The entry is: Judgment affirmed.
A. A sewer district may not construct any sewer extension unless it acquires from the municipal officers or the designee of the municipal officers of any municipality through which the sewer extension will pass written assurance that:
. . . .
(2) The sewer extension is consistent with adopted municipal plans and ordinances regulating land use.
38 M.R.S.A. § 1252(7)(A)(2) (Supp. 1999). While the underlying litigation was pending, section 1252 was amended. P.L. 1995, ch. 636, § 2. The amended statute, 38 M.R.S.A. § 1252(7)(B) (1996), will be discussed further infra.

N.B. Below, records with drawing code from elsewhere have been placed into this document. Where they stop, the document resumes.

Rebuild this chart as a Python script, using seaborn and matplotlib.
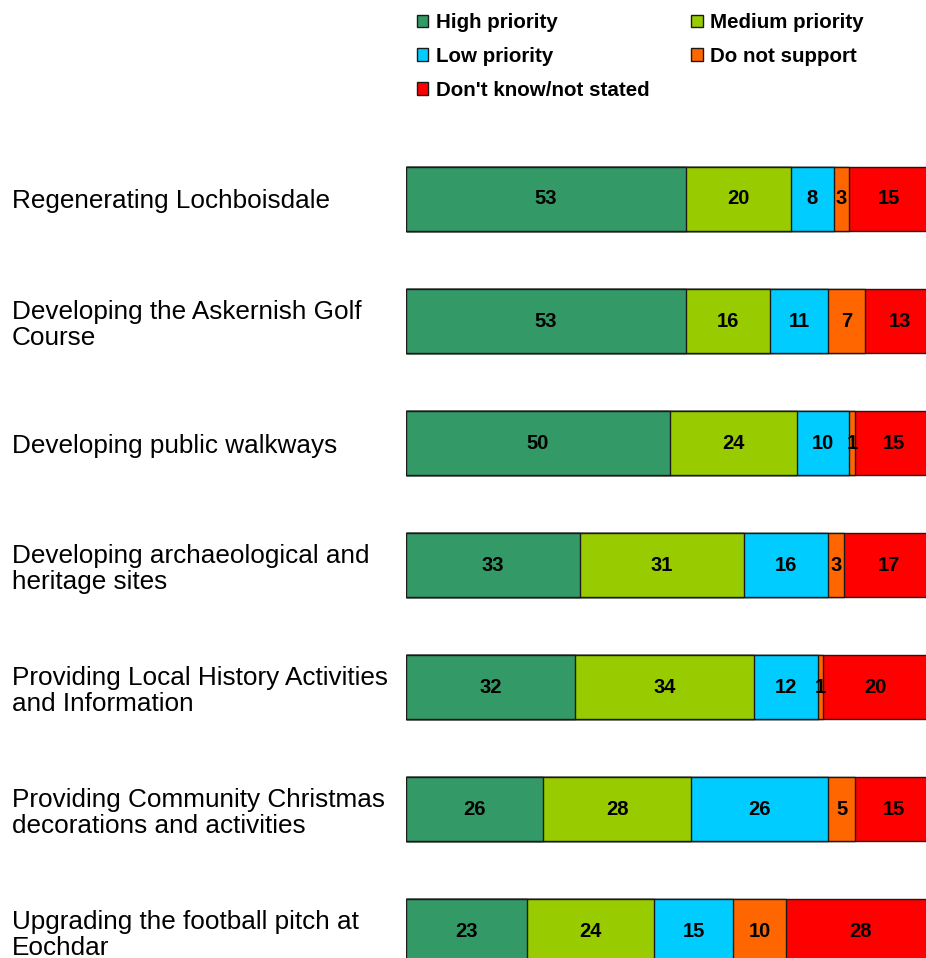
import numpy as np
import pandas as pd
import seaborn as sns
import matplotlib.pyplot as plt
from matplotlib.patches import Patch

# Datos (porcentajes)
categories = [
    "Regenerating Lochboisdale",
    "Developing the Askernish Golf\nCourse",
    "Developing public walkways",
    "Developing archaeological and\nheritage sites",
    "Providing Local History Activities\nand Information",
    "Providing Community Christmas\ndecorations and activities",
    "Upgrading the football pitch at\nEochdar",
]
series_names = ["High priority", "Medium priority", "Low priority",
                "Do not support", "Don't know/not stated"]
high = [53, 53, 50, 33, 32, 26, 23]
medium = [20, 16, 24, 31, 34, 28, 24]
low = [8, 11, 10, 16, 12, 26, 15]
not_support = [3, 7, 1, 3, 1, 5, 10]
dont_know = [15, 13, 15, 17, 20, 15, 28]
colors = ["#339966", "#99CC00", "#00CCFF", "#FF6600", "#FF0000"]

sns.set_style("white")
plt.rcParams['font.family'] = ['Liberation Sans', 'DejaVu Sans']
plt.rcParams['text.color'] = 'black'
plt.rcParams['ytick.color'] = 'black'

df = pd.DataFrame({"category": categories, "High priority": high,
                   "Medium priority": medium, "Low priority": low,
                   "Do not support": not_support,
                   "Don't know/not stated": dont_know})
cum = df[series_names].cumsum(axis=1)

W, H = 926, 958
fig = plt.figure(figsize=(W / 100, H / 100), dpi=100)
ax = fig.add_axes([406 / W, 0, 1 - 406 / W, 1])

# barras apiladas: se dibujan los acumulados del mayor al menor
for name, col in reversed(list(zip(series_names, colors))):
    sns.barplot(data=cum.assign(category=categories), x=name, y="category",
                orient="h", color=col, width=0.525, edgecolor="#1a1a1a",
                linewidth=1.0, saturation=1, ax=ax)

# etiquetas de valores
for i in range(len(categories)):
    for name in series_names:
        v = df.loc[i, name]
        xc = cum.loc[i, name] - v / 2
        ax.text(xc, i, str(v), ha="center", va="center", fontsize=14.5,
                fontweight="bold", color="black")

ax.set_xlim(0, 98.5)
ax.set_ylim(6.221, -1.631)
ax.set_xlabel("")
ax.set_ylabel("")
ax.set_xticks([])
ax.set_yticks(range(len(categories)))
ax.set_yticklabels(categories, ha="left", fontsize=18.8, linespacing=1.12,
                   color="black")
ax.tick_params(axis="y", length=0, pad=394 * 0.72)
for s in ax.spines.values():
    s.set_visible(False)

handles = [Patch(facecolor=c, edgecolor="#1a1a1a", linewidth=1.0) for c in colors]
order = [0, 2, 4, 1, 3]
fig.legend([handles[k] for k in order], [series_names[k] for k in order],
           ncol=2, loc="upper left", bbox_to_anchor=(417 / W, 1 - 13 / H),
           frameon=False, borderpad=0, borderaxespad=0,
           handlelength=0.55, handleheight=0.55, handletextpad=0.35,
           labelspacing=0.72, columnspacing=2.05, labelcolor="black",
           prop={"size": 14.8, "weight": "bold"})

fig.savefig("out.png", dpi=100)
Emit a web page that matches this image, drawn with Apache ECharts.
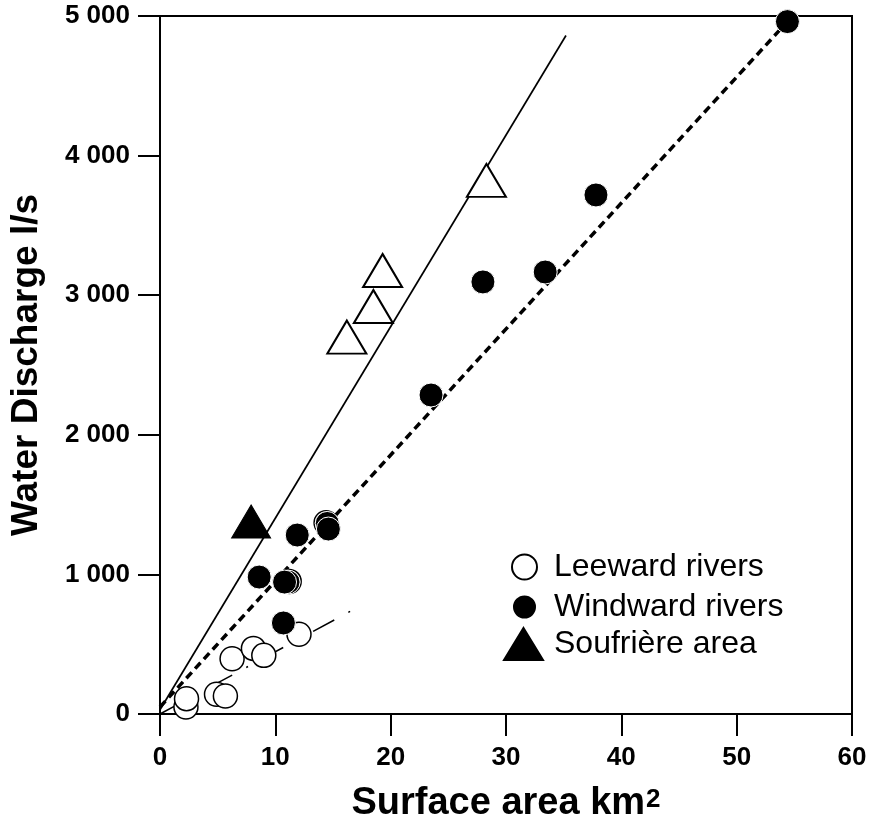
<!DOCTYPE html>
<html>
<head>
<meta charset="utf-8">
<script src="https://cdn.jsdelivr.net/npm/echarts@6/dist/echarts.min.js"></script>
<style>
html,body{margin:0;padding:0;background:#fff;}
#chart{width:871px;height:821px;}
</style>
</head>
<body>
<div id="chart"></div>
<script>
// ---- Data ----
var xTicks = [0, 10, 20, 30, 40, 50, 60];
var yTicks = [0, 1000, 2000, 3000, 4000, 5000];

var leewardRivers = [
  [2.25, 50], [2.3, 110], [4.9, 141], [5.67, 129], [6.25, 396],
  [8.1, 470], [9.0, 420], [12.05, 571], [14.4, 1370], [11.2, 950]
];
var windwardRivers = [
  [54.4, 4960], [37.8, 3718], [33.4, 3166], [28.0, 3095], [23.5, 2285],
  [14.5, 1365], [14.6, 1325], [11.9, 1282], [8.6, 981], [11.1, 945],
  [10.8, 945], [10.7, 652]
];
var soufriereArea = [[7.9, 1379]];
var otherTriangles = [[28.3, 3822], [19.3, 3177], [18.5, 2919], [16.2, 2700]];

var fitSteep = [[0, 30], [35.2, 4860]];
var fitWindward = [[0, 50], [54.4, 4960]];
var fitLeeward = [[0, 0], [17.5, 780]];

var seriesNames = ['Leeward rivers', 'Windward rivers', 'Soufrière area'];

// ---- Chart ----
var FONT = '"Liberation Sans", Arial, Helvetica, sans-serif';
var chart = echarts.init(document.getElementById('chart'), null, {renderer: 'canvas'});

function yFmt(v) {
  return v === 0 ? '0' : (v / 1000) + ' 000';
}

var legendText = {fontFamily: FONT, fontSize: 32, color: '#000', lineHeight: 32};

var option = {
  animation: false,
  backgroundColor: '#fff',
  grid: {
    left: 160, right: 19, top: 16, bottom: 107,
    outerBoundsMode: 'none', containLabel: false,
    show: true, borderColor: '#000', borderWidth: 2, backgroundColor: 'transparent'
  },
  xAxis: {
    type: 'value', min: xTicks[0], max: xTicks[xTicks.length - 1], interval: 10,
    name: 'Surface area km{sup|2}',
    nameLocation: 'middle', nameGap: 71,
    nameTextStyle: {
      fontFamily: FONT, fontSize: 38, fontWeight: 'bold', color: '#000',
      verticalAlign: 'top',
      rich: {
        sup: {fontFamily: FONT, fontSize: 26, fontWeight: 'bold', color: '#000', verticalAlign: 'top', padding: [2, 0, 0, 1]}
      }
    },
    axisLine: {show: true, onZero: false, lineStyle: {color: '#000', width: 2}},
    axisTick: {show: true, inside: false, length: 22, lineStyle: {color: '#000', width: 2}},
    axisLabel: {fontFamily: FONT, fontSize: 26, fontWeight: 'bold', color: '#000', margin: 31},
    splitLine: {show: false}
  },
  yAxis: {
    type: 'value', min: yTicks[0], max: yTicks[yTicks.length - 1], interval: 1000,
    name: 'Water Discharge l/s',
    nameLocation: 'middle', nameGap: 115,
    nameTextStyle: {fontFamily: FONT, fontSize: 37, fontWeight: 'bold', color: '#000'},
    axisLine: {show: true, onZero: false, lineStyle: {color: '#000', width: 2}},
    axisTick: {show: true, inside: false, length: 22, lineStyle: {color: '#000', width: 2}},
    axisLabel: {fontFamily: FONT, fontSize: 26, fontWeight: 'bold', color: '#000', margin: 30, formatter: yFmt},
    splitLine: {show: false}
  },
  legend: [
    {
      data: [seriesNames[0]], orient: 'vertical', left: 506, top: 546, padding: 5,
      itemWidth: 25, itemHeight: 25,
      textStyle: Object.assign({padding: [0, 0, 0, 12]}, legendText)
    },
    {
      data: [seriesNames[1]], orient: 'vertical', left: 506, top: 586, padding: 5,
      itemWidth: 25, itemHeight: 25,
      textStyle: Object.assign({padding: [0, 0, 0, 12]}, legendText)
    },
    {
      data: [seriesNames[2]], orient: 'vertical', left: 498, top: 622, padding: 5,
      itemWidth: 39, itemHeight: 32, symbolKeepAspect: false,
      textStyle: Object.assign({padding: [0, 0, 0, 6]}, legendText)
    }
  ],
  series: [
    {
      type: 'line', data: fitSteep, symbol: 'none', silent: true, z: 1,
      lineStyle: {color: '#000', width: 1.7, type: 'solid'}
    },
    {
      type: 'line', data: fitWindward, symbol: 'none', silent: true, z: 1,
      lineStyle: {color: '#000', width: 3.5, type: [8, 5]}
    },
    {
      type: 'line', data: fitLeeward, symbol: 'none', silent: true, z: 1,
      lineStyle: {color: '#000', width: 1.5, type: [24, 16, 2, 16]}
    },
    {
      name: 'triangles', type: 'scatter', data: otherTriangles, z: 3,
      symbol: 'triangle', symbolSize: [39, 33],
      itemStyle: {color: '#fff', borderColor: '#000', borderWidth: 2, opacity: 1}
    },
    {
      name: seriesNames[0], type: 'scatter', data: leewardRivers, z: 4,
      symbol: 'circle', symbolSize: 24,
      itemStyle: {color: '#fff', borderColor: '#000', borderWidth: 1.5, opacity: 1}
    },
    {
      name: seriesNames[1], type: 'scatter', data: windwardRivers, z: 5,
      symbol: 'circle', symbolSize: 24,
      itemStyle: {color: '#000', borderColor: '#fff', borderWidth: 1, opacity: 1}
    },
    {
      name: seriesNames[2], type: 'scatter', data: soufriereArea, z: 5,
      symbol: 'triangle', symbolSize: [39, 33],
      itemStyle: {color: '#000', borderColor: '#000', borderWidth: 1, opacity: 1}
    }
  ]
};
chart.setOption(option);
</script>
</body>
</html>
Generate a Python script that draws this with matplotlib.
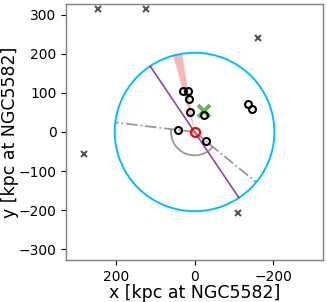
import numpy as np
import matplotlib
matplotlib.use("Agg")
import matplotlib.pyplot as plt
from matplotlib.patches import Circle, Wedge, Arc

# Data (kpc at NGC5582)
bg_x = [245, 123, -161, 282, -110]
bg_y = [314, 314, 241, -57, -207]
sat_x = [30, 17, 14, 12, -25, -137, -147, 43, -28]
sat_y = [104, 106, 84, 51, 44, 72, 58, 5, -23]
green_x = [-25]
green_y = [55]
host_x = [0]
host_y = [0]
radius = 203
plane_angle = 56.2          # deg, purple line through host
wedge_theta = (74.4, 81.1)  # deg
ray_angles = (6.9, -140.6)  # deg, grey dash-dot rays
arc_radius = 60

fig = plt.figure(figsize=(3.27, 3.02), dpi=100)
ax = fig.add_axes([0.203, 0.139, 0.784, 0.848])

ax.add_patch(Wedge((0, 0), radius, wedge_theta[0], wedge_theta[1],
                   facecolor='lightcoral', alpha=0.55, edgecolor='none', zorder=1))
ax.add_patch(Circle((0, 0), radius, fill=False, edgecolor='deepskyblue', lw=1.4, zorder=2))

t = np.radians(plane_angle)
ax.plot([radius * np.cos(t), -radius * np.cos(t)],
        [radius * np.sin(t), -radius * np.sin(t)], color='#8e44ad', lw=1.2, zorder=2)

for a in ray_angles:
    r = np.radians(a)
    ax.plot([0, radius * np.cos(r)], [0, radius * np.sin(r)], color='gray',
            ls='-.', lw=1.3, alpha=0.8, zorder=2)
ax.add_patch(Arc((0, 0), 2 * arc_radius, 2 * arc_radius, theta1=ray_angles[1],
                 theta2=ray_angles[0], color='gray', lw=1.3, alpha=0.8, zorder=2))

ax.plot(bg_x, bg_y, 'x', color='#555555', ms=4, mew=1.5, ls='none', zorder=3)
ax.plot(sat_x, sat_y, 'o', mfc='none', mec='black', ms=5, mew=1.5, ls='none', zorder=4)
ax.plot(green_x, green_y, 'x', color='#5cb85c', ms=8, mew=2.8, ls='none', zorder=3)
ax.plot(host_x, host_y, 'o', mfc='none', mec='red', ms=6.5, mew=1.6, ls='none', zorder=5)

ax.set_xlim(326, -326)
ax.set_ylim(-328, 328)
ax.set_xticks([200, 0, -200])
ax.set_yticks([-300, -200, -100, 0, 100, 200, 300])
ax.tick_params(labelsize=10, length=3.5)
ax.set_xlabel('x [kpc at NGC5582]', fontsize=12.5, labelpad=0)
ax.set_ylabel('y [kpc at NGC5582]', fontsize=12.5, labelpad=0)
for s in ax.spines.values():
    s.set_color('gray')
    s.set_linewidth(1.0)

fig.savefig('out.png', dpi=100)
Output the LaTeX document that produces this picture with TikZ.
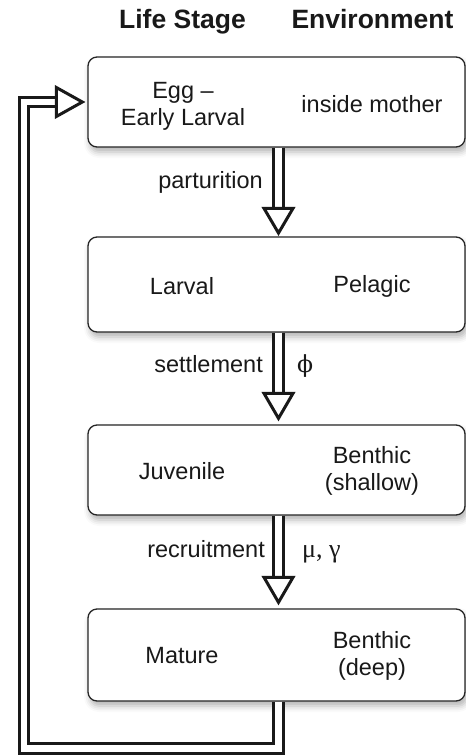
\documentclass[tikz,border=0pt]{standalone}
\usepackage{fontspec}
\setmainfont{Liberation Sans}
\newfontfamily\greekserif{Liberation Serif}
\newfontfamily\phifont{DejaVu Serif}
\usetikzlibrary{shadows.blur}
\begin{document}
\begin{tikzpicture}[x=1pt,y=-1pt,
  box/.style={draw=black!85, line width=1.3pt, fill=white, rounded corners=9pt,
    minimum width=377pt, inner sep=0pt,
    blur shadow={shadow xshift=2pt, shadow yshift=-5pt, shadow blur radius=6pt, shadow opacity=30}},
  txt/.style={font=\fontsize{23.5}{27}\selectfont, align=center, text=black!90, inner sep=0pt},
  head/.style={font=\bfseries\fontsize{26.5}{30}\selectfont, anchor=base, text=black!90, inner sep=0pt},
  lbl/.style={font=\fontsize{23.5}{27}\selectfont, fill=white, inner sep=2pt, text=black!90},
  dbl/.style={line width=3.2pt, double=white, double distance=6.5pt, line join=miter, draw=black!90},
  tri/.style={line width=3pt, fill=white, draw=black!90, line join=miter}
]
\useasboundingbox (0,0) rectangle (466,756);

% headers
\node[head] (h1) at (182.5,28) {Life Stage};
\node[head] (h2) at (372.5,28) {Environment};

% boxes
\node[box, minimum height=90pt] (b1) at (276.5,102) {};
\node[box, minimum height=95pt] (b2) at (276.5,284.5) {};
\node[box, minimum height=90pt] (b3) at (276.5,470) {};
\node[box, minimum height=92pt] (b4) at (276.5,655) {};

% box texts
\node[txt] (t1l) at (183,106) {Egg –\\Early Larval};
\node[txt] (t1r) at (372,104) {inside mother};
\node[txt] (t2l) at (182,286) {Larval};
\node[txt] (t2r) at (372,286) {Pelagic};
\node[txt] (t3l) at (182,471) {Juvenile};
\node[txt] (t3r) at (372,471) {Benthic\\(shallow)};
\node[txt] (t4l) at (182,656) {Mature};
\node[txt] (t4r) at (372,656) {Benthic\\(deep)};

\coordinate (col) at (278.5,0);

% arrow 1
\draw[dbl] (b1.south -| col) -- ([yshift=28pt]b2.north -| col);
\draw[tri] ([yshift=28pt]b2.north -| col) ++(-14.5,0) -- ++(29,0) -- ([yshift=3.3pt]b2.north -| col) -- cycle;
% arrow 2
\draw[dbl] (b2.south -| col) -- ([yshift=31pt]b3.north -| col);
\draw[tri] ([yshift=31pt]b3.north -| col) ++(-14.5,0) -- ++(29,0) -- ([yshift=6pt]b3.north -| col) -- cycle;
% arrow 3
\draw[dbl] (b3.south -| col) -- ([yshift=31pt]b4.north -| col);
\draw[tri] ([yshift=31pt]b4.north -| col) ++(-14.5,0) -- ++(29,0) -- ([yshift=6pt]b4.north -| col) -- cycle;

% feedback loop
\coordinate (hb) at ([xshift=-31pt]b1.west);
\coordinate (ht) at ([xshift=-5pt]b1.west);
\draw[dbl] (b4.south -| col) |- (24,748.5) |- (hb);
\draw[tri] (hb) ++(0,-14.5) -- ++(0,29) -- (ht) -- cycle;

% labels
\node[lbl, anchor=base east] (pl) at (265,188) {parturition};
\node[lbl, anchor=base east] (sl) at (265,372) {settlement};
\node[lbl, anchor=base east] (rl) at (267,557) {recruitment};
\node[lbl, anchor=base west] (phl) at (295,372) {\phifont ϕ};
\node[lbl, anchor=base west, font=\fontsize{26}{28}\selectfont] (mgl) at (300,557) {\greekserif μ, γ};
\end{tikzpicture}
\end{document}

[T]he following procedures apply to the review by the office.B. For an intermunicipal sewer extension, when written assurance is denied by municipal officers pursuant to paragraph A, an aggrieved party may appeal, within 15 days of the decision, to the State Planning Office . . . for a review of the municipal officers’ decision.
(1) The office may request any additional information from the sewer district, the municipality or the department. All information requested by the office must be submitted within 30 days of the request, unless an extension is granted by the office.
(2) Within a reasonable time, the office shall hold a hearing. The office shall give at least 7 days’ written notice of the hearing to the sewer district, the municipality and the party that requested the hearing. The hearing is informal and the office may receive any information it considers necessary.
(3) Within 15 days of the hearing and within 60 days of the request for review, the office shall make a decision that must include findings of fact on whether the sewer extension proposal is inconsistent with adopted municipal plans and ordinances regulating land use. The decision of the office constitutes final agency action.
(4) Notwithstanding paragraph A, if the office determines that the sewer extension proposal is not inconsistent with adopted municipal plans and ordinances regulating land use, the office shall issue written assurance that the proposal is consistent with adopted municipal plans and ordinances regulating land use, and the sewer district may construct the sewer extension.
38 M.R.S.A. § 1252(7)(B) (Supp. 1999), as enacted by P.L. 1995, ch. 636, § 2.